## [STATED GOAL]
Copy out, with no alterations, the lines below running from the one containing "Convert this chart to matplotlib code." to the one containing "s.set_visible(False)", inclusive at each end; pictures are omitted.

## [SOURCE RECORDS]
·····
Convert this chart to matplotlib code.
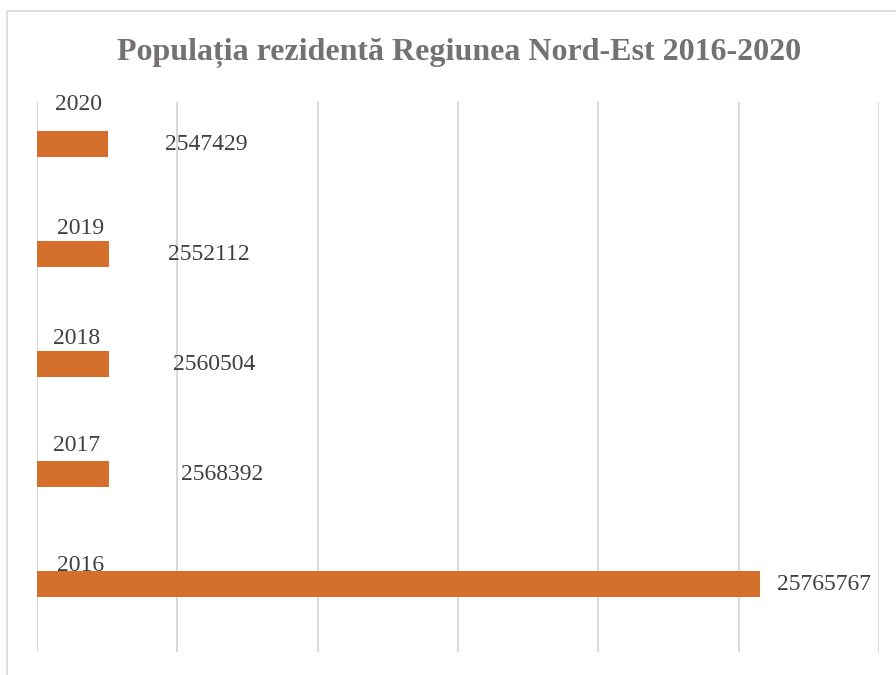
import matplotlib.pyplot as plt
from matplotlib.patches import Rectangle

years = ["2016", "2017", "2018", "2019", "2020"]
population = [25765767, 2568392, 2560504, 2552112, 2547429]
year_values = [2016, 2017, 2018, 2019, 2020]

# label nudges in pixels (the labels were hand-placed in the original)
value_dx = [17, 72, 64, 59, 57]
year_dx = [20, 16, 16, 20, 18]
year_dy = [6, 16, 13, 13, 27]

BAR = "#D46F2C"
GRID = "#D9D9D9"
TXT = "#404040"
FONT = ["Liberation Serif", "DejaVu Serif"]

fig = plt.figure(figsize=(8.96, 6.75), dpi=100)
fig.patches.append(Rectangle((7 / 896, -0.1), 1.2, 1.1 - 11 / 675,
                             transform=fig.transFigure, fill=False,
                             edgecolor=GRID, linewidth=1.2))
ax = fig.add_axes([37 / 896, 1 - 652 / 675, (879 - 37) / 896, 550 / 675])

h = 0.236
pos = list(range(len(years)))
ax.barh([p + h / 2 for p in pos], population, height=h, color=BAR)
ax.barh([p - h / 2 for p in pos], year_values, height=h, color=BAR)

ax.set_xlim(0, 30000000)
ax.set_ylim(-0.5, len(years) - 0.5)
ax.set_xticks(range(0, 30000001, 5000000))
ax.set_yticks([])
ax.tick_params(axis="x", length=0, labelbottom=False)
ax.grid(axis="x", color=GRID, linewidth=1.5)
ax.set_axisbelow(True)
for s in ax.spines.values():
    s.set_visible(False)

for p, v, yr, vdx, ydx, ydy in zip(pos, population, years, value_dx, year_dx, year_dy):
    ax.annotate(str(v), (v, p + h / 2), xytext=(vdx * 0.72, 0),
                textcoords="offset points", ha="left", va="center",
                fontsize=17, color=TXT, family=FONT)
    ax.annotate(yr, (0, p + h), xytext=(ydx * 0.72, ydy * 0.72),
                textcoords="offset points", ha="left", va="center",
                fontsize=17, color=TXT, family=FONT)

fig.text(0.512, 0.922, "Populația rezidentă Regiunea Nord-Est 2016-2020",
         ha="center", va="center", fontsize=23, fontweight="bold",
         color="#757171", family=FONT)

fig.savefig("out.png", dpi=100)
·····
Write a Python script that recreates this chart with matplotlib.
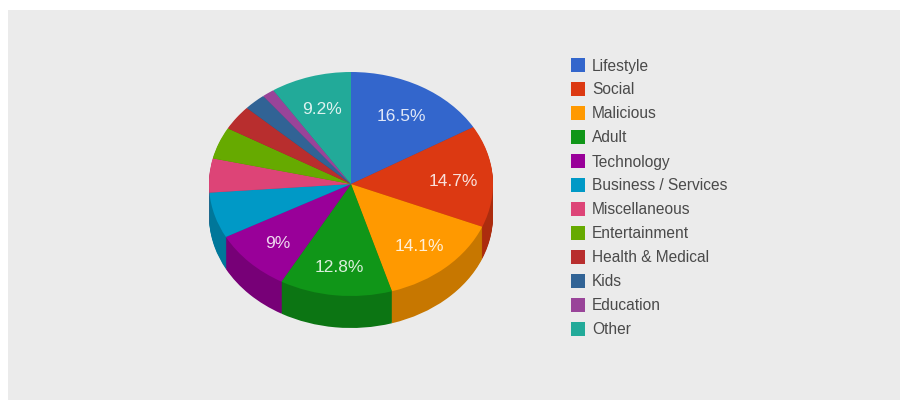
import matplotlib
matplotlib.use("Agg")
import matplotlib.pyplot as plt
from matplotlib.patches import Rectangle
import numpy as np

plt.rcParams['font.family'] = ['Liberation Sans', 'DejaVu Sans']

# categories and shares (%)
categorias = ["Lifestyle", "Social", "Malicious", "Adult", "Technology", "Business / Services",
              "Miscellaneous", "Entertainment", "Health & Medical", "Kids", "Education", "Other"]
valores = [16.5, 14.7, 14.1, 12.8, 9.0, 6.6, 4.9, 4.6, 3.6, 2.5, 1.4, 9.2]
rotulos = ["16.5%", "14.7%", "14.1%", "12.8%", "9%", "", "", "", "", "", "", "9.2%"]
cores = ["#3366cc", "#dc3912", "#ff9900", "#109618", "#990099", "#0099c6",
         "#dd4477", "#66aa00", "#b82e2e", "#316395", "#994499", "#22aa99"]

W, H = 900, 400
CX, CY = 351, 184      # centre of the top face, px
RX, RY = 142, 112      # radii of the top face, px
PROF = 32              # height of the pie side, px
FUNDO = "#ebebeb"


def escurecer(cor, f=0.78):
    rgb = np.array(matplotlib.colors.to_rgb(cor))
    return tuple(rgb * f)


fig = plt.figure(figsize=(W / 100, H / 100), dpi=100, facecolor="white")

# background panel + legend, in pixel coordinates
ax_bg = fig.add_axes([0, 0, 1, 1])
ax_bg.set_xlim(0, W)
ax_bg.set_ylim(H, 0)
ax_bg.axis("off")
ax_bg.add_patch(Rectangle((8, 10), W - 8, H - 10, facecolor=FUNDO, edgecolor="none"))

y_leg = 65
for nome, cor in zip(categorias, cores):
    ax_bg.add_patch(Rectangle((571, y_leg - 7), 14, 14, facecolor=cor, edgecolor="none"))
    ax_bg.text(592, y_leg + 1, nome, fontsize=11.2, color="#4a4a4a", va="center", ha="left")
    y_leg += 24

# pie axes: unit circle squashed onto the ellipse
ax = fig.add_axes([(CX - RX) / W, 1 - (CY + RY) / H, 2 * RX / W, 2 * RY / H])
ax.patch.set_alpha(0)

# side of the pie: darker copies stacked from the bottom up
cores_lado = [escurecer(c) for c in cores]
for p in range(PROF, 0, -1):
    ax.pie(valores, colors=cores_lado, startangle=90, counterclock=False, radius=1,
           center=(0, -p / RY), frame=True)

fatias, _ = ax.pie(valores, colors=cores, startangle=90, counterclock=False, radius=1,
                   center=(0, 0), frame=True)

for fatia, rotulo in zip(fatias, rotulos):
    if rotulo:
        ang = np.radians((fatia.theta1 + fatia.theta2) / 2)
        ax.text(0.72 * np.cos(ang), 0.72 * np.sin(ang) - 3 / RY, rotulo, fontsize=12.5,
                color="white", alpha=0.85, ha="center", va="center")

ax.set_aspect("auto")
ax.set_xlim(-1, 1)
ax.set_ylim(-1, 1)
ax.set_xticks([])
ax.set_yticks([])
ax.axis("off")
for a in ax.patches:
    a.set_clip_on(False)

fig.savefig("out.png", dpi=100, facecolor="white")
·····
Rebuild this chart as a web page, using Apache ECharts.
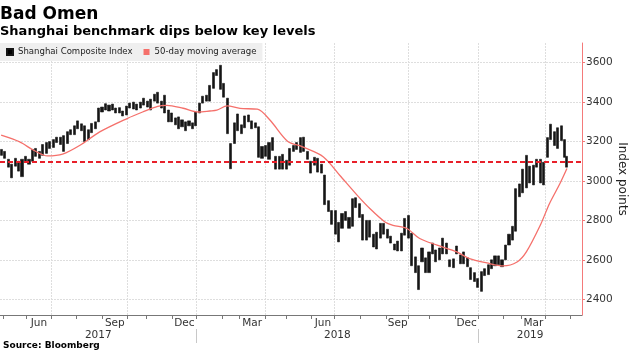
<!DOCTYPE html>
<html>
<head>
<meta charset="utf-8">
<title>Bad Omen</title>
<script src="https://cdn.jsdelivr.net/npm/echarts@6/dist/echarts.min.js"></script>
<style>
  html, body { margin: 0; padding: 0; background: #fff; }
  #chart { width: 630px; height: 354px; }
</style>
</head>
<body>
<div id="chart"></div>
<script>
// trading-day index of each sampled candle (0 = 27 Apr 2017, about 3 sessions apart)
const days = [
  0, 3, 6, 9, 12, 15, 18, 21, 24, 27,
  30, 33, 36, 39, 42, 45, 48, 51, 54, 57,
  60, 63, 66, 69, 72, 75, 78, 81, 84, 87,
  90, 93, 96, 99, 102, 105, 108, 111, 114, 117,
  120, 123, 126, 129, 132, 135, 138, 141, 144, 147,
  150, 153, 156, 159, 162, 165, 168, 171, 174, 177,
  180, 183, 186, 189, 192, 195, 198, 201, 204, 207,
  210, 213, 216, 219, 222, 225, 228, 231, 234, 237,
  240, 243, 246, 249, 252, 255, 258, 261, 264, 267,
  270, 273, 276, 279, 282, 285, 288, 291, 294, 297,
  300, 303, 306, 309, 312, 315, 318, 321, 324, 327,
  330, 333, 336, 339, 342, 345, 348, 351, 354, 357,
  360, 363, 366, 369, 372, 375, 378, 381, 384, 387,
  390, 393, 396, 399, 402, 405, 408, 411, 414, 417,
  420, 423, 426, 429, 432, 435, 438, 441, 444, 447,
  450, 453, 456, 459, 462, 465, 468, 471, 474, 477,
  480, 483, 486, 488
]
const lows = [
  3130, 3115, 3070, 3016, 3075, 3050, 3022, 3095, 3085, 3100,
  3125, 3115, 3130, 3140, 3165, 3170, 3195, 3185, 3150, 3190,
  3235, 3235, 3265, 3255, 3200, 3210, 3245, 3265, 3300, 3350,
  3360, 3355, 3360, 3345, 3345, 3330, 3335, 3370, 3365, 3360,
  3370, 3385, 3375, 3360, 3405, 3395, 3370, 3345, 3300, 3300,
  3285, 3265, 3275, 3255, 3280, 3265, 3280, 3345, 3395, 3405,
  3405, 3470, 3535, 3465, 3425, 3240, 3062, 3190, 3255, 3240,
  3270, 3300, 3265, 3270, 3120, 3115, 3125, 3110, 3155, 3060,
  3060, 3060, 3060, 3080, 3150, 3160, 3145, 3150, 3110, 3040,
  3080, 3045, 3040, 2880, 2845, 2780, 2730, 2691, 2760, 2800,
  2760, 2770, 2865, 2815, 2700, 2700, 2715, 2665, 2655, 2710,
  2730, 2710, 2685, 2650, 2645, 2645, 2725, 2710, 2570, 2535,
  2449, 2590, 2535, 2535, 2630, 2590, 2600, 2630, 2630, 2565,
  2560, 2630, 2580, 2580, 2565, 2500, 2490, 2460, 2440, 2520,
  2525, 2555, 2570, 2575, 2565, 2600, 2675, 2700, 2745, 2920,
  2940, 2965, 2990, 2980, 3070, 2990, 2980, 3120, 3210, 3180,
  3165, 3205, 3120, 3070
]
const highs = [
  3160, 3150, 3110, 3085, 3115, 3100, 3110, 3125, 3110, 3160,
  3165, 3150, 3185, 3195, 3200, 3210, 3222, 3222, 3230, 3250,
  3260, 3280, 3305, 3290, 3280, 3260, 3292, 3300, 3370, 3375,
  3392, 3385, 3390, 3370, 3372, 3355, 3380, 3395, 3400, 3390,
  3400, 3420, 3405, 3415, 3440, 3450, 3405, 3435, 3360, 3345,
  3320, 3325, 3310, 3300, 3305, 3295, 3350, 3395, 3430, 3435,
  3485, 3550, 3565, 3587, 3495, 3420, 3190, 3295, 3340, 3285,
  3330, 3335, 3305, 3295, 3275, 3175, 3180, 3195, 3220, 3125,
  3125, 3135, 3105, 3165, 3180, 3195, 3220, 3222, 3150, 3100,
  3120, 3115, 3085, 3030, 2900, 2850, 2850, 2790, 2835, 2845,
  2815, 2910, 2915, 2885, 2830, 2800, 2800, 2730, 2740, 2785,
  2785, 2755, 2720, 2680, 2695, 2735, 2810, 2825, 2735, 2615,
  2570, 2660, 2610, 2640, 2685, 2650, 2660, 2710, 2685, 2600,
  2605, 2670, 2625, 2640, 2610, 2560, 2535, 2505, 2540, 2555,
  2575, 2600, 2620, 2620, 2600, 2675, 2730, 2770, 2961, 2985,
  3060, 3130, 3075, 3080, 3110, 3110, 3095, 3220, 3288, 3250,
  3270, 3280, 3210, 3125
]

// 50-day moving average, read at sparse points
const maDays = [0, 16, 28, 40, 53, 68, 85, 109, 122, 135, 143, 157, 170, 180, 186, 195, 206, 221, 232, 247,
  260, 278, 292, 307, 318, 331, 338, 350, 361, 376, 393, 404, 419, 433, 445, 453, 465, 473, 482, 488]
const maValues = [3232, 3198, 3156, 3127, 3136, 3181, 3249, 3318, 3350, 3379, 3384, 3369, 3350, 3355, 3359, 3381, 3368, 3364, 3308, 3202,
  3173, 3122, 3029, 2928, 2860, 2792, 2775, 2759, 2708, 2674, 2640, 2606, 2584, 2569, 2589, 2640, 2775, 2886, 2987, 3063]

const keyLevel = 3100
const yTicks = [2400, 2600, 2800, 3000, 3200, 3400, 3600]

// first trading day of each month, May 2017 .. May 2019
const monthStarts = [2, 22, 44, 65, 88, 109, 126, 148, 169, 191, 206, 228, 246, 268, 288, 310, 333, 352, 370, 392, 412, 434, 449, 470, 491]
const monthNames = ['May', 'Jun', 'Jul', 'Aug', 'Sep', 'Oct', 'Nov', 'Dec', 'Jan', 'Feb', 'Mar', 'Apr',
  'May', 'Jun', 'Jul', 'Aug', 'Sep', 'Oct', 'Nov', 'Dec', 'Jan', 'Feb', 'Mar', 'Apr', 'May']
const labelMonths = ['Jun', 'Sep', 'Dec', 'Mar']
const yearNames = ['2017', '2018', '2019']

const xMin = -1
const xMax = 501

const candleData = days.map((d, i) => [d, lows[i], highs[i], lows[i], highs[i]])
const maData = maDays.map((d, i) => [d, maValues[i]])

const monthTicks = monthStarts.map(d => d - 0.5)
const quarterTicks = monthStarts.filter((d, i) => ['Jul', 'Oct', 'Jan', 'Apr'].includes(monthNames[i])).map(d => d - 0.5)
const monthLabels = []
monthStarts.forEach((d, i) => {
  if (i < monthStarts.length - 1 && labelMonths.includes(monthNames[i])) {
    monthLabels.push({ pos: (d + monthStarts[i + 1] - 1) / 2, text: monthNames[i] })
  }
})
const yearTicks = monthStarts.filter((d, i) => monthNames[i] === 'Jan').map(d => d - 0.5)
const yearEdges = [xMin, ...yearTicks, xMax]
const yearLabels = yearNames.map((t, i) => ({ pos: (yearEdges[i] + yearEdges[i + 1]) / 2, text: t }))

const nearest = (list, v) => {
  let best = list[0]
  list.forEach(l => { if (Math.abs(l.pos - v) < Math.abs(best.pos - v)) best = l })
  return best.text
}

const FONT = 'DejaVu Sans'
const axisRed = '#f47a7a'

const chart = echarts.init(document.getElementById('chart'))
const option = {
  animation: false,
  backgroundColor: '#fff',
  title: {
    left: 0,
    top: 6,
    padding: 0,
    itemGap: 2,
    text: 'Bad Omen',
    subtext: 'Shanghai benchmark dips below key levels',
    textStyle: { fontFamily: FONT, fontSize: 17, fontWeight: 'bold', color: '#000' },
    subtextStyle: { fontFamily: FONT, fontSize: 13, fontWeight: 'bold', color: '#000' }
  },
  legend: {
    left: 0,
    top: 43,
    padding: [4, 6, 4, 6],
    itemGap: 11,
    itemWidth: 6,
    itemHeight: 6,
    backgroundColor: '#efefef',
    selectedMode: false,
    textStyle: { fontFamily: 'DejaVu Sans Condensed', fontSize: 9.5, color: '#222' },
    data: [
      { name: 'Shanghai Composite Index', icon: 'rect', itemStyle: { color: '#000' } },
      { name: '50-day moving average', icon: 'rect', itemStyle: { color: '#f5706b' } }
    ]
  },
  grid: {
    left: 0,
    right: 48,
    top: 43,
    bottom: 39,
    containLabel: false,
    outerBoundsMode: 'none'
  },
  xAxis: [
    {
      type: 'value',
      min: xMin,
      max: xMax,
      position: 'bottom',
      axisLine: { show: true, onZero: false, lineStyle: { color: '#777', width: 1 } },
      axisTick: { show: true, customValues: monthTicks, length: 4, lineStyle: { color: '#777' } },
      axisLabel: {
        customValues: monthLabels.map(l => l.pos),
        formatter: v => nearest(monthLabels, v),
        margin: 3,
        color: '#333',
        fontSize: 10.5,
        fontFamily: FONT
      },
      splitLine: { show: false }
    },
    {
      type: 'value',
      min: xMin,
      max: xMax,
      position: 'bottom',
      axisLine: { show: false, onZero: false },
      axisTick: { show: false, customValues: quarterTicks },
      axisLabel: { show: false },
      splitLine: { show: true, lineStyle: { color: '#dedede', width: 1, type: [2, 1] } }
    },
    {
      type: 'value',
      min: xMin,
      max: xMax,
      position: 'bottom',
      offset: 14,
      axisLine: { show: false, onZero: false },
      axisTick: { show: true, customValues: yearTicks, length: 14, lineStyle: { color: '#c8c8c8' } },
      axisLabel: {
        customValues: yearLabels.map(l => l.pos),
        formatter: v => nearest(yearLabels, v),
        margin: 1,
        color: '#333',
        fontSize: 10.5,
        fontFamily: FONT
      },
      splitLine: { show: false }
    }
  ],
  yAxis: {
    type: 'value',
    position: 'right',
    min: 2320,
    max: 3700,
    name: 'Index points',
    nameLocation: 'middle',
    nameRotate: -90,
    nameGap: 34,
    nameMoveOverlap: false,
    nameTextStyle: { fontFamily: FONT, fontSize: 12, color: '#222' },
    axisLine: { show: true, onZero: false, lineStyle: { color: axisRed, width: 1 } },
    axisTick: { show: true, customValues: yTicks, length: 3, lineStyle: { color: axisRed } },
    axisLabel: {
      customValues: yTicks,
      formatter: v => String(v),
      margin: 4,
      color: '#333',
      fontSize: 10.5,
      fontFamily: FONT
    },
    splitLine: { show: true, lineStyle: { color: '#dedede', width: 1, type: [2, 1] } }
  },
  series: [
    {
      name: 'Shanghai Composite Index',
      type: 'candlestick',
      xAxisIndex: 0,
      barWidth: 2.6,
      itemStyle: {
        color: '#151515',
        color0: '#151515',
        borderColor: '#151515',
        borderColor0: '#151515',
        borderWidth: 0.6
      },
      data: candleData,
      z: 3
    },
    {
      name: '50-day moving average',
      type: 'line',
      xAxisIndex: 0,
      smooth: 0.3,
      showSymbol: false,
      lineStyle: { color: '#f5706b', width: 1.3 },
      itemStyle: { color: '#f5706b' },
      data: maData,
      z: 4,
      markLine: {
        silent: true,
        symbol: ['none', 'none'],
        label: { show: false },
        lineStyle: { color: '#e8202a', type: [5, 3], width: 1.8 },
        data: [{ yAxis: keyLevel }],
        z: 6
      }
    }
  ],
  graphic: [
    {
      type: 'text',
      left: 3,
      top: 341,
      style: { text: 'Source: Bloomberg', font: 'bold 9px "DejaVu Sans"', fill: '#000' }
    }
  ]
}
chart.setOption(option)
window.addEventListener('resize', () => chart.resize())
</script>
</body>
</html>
·····
## [TASK RESPONSE]
Convert this chart to matplotlib code.
import matplotlib.pyplot as plt
from matplotlib.patches import Rectangle

years = ["2016", "2017", "2018", "2019", "2020"]
population = [25765767, 2568392, 2560504, 2552112, 2547429]
year_values = [2016, 2017, 2018, 2019, 2020]

# label nudges in pixels (the labels were hand-placed in the original)
value_dx = [17, 72, 64, 59, 57]
year_dx = [20, 16, 16, 20, 18]
year_dy = [6, 16, 13, 13, 27]

BAR = "#D46F2C"
GRID = "#D9D9D9"
TXT = "#404040"
FONT = ["Liberation Serif", "DejaVu Serif"]

fig = plt.figure(figsize=(8.96, 6.75), dpi=100)
fig.patches.append(Rectangle((7 / 896, -0.1), 1.2, 1.1 - 11 / 675,
                             transform=fig.transFigure, fill=False,
                             edgecolor=GRID, linewidth=1.2))
ax = fig.add_axes([37 / 896, 1 - 652 / 675, (879 - 37) / 896, 550 / 675])

h = 0.236
pos = list(range(len(years)))
ax.barh([p + h / 2 for p in pos], population, height=h, color=BAR)
ax.barh([p - h / 2 for p in pos], year_values, height=h, color=BAR)

ax.set_xlim(0, 30000000)
ax.set_ylim(-0.5, len(years) - 0.5)
ax.set_xticks(range(0, 30000001, 5000000))
ax.set_yticks([])
ax.tick_params(axis="x", length=0, labelbottom=False)
ax.grid(axis="x", color=GRID, linewidth=1.5)
ax.set_axisbelow(True)
for s in ax.spines.values():
    s.set_visible(False)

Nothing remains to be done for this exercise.